Australia’s Slower Growth and Inflation Suggest Earlier RBA Pause

Key points:

  • The household savings ratio fell from 7.1% three months ago to 4.5%, the lowest level since September 2017,
  • Homeownership transfer costs and non-dwelling construction were subtracted from GDP, as did inventories
  • Trade added 1.1 percentage points to GDP growth

It is surprising that Australia’s economic growth is running at a slower pace due to inflation. It prompts the Reserve Bank to reconsider what it holds in terms of the future interest-rate increases.

The currency and government bond yields slid as gross domestic product advanced 0.5% in the final three months of 2022, well below estimates of a 0.8% gain, official data showed on Wednesday. From a year earlier, the economy expanded by 2.7%, down from the third quarter’s 5.9%.

The result came together with a separate report showing monthly inflation eased in January to 7.4%, versus a forecast of 8.1%, sending the currency to its lowest level in two months and three-year government bond yields down by 7 basis points to 3.53%.

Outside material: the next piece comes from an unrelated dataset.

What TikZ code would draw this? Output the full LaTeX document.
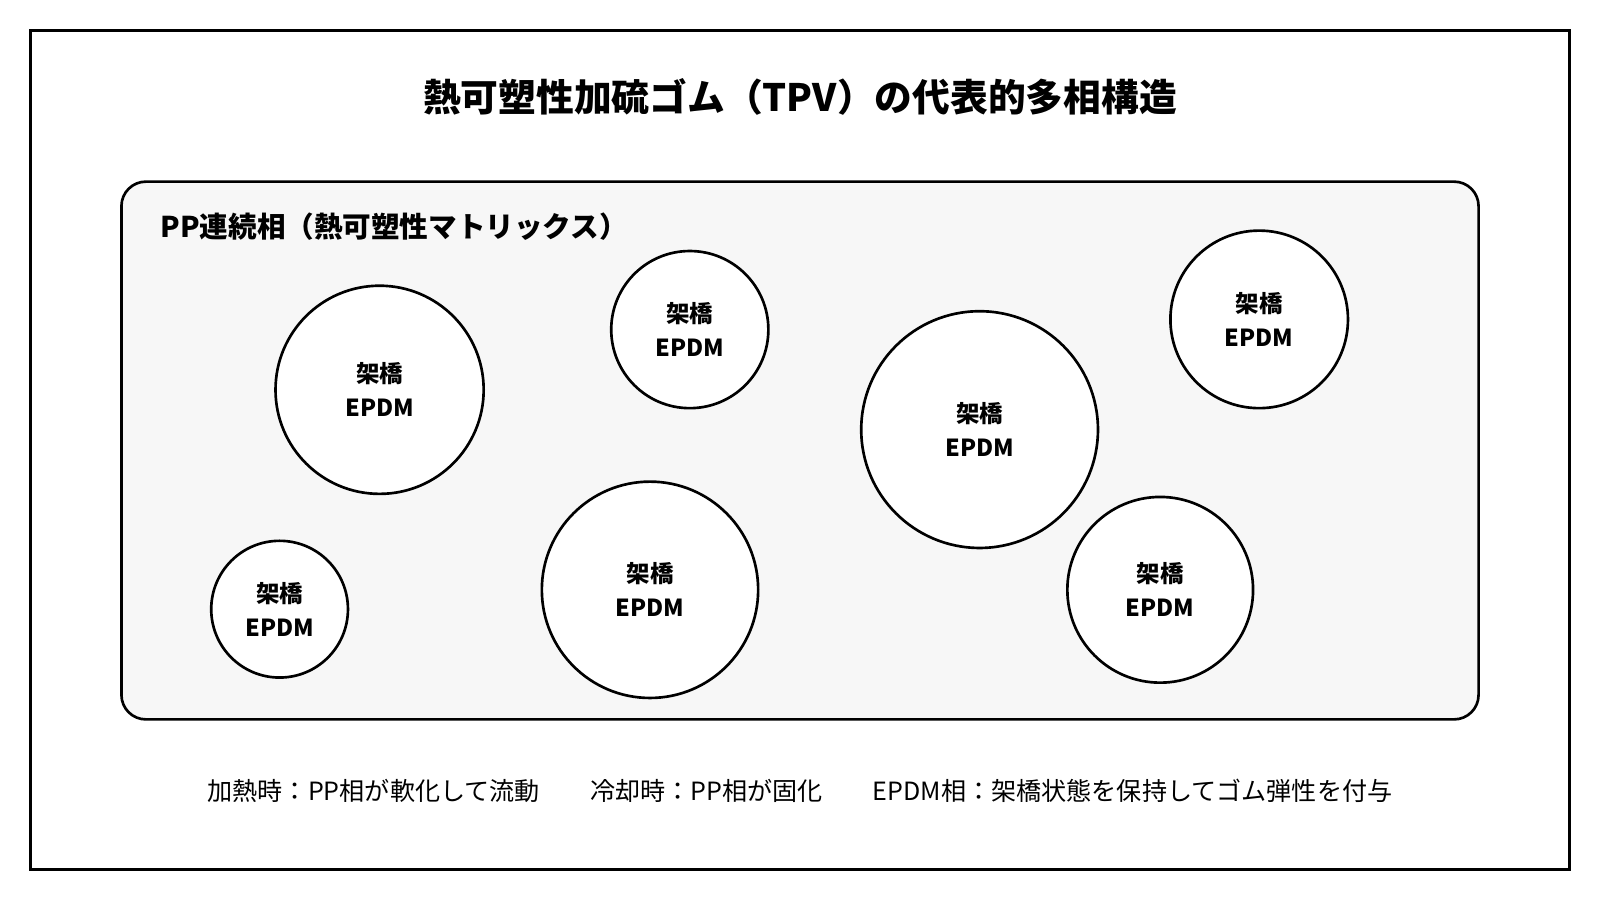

“Today’s data to me looks quite soft,” Diana Mousina, a senior economist at AMP Capital Markets Ltd., said in an interview with Bloomberg Television. “So I think we’re getting close to that RBA pause, maybe one more rate hike in March, and then I think the risk is that the RBA will pause.”

The data together with an increase in unemployment and contained wages suggest that RBA’s most aggressive rigid cycle in a generation is now starting to pay dividends. While money markets and economists are expecting the central bank to hike further, it’s not under the same pressure as it was even just a month ago.

The RBA has hiked by 3.25 percentage points since May to take the cash rate to a 10-year high. While money markets scaled back bets slightly today, they’re still pricing a peak rate of 4.2% this year, from 3.35% now. That suggests at least three more quarter-point rate increases to come.

“It’s getting much more difficult to ‘look through’ the weakness as some kind of temporary blip or seasonal adjustment issue,” said John Bromhead, a strategist at Australia & New Zealand Banking Group Ltd. “The run of economic data through February warrants a fundamental reassessment of the Australian economic position.”

Both the RBA and Treasury expected consumer prices to peak late last year and for inflation to begin easing. The January CPI result supports that view.

“This is the inevitable consequence of global challenges, high inflation, and rising interest rates,” Treasurer Jim Chalmers told reporters after the release. “We knew that 2023 would be a challenging year for the economy, and we still expect that to be the case.”

While Chalmers faces multiple headwinds as he prepares a budget for early May, one bright spot has been elevated export prices that have brought a windfall to the fiscal coffers.

The treasurer has expressed confidence that Australia will dodge a recession and the RBA’s forecasts show GDP growth slowing to 1.5% at year’s end.

Wednesday’s report showed household spending rose just 0.3%, much slower than prior quarters, adding 0.2 percentage points to GDP growth. Consumption has been underpinned by more than A$200 billion ($135 billion) in savings Australians amassed during the pandemic.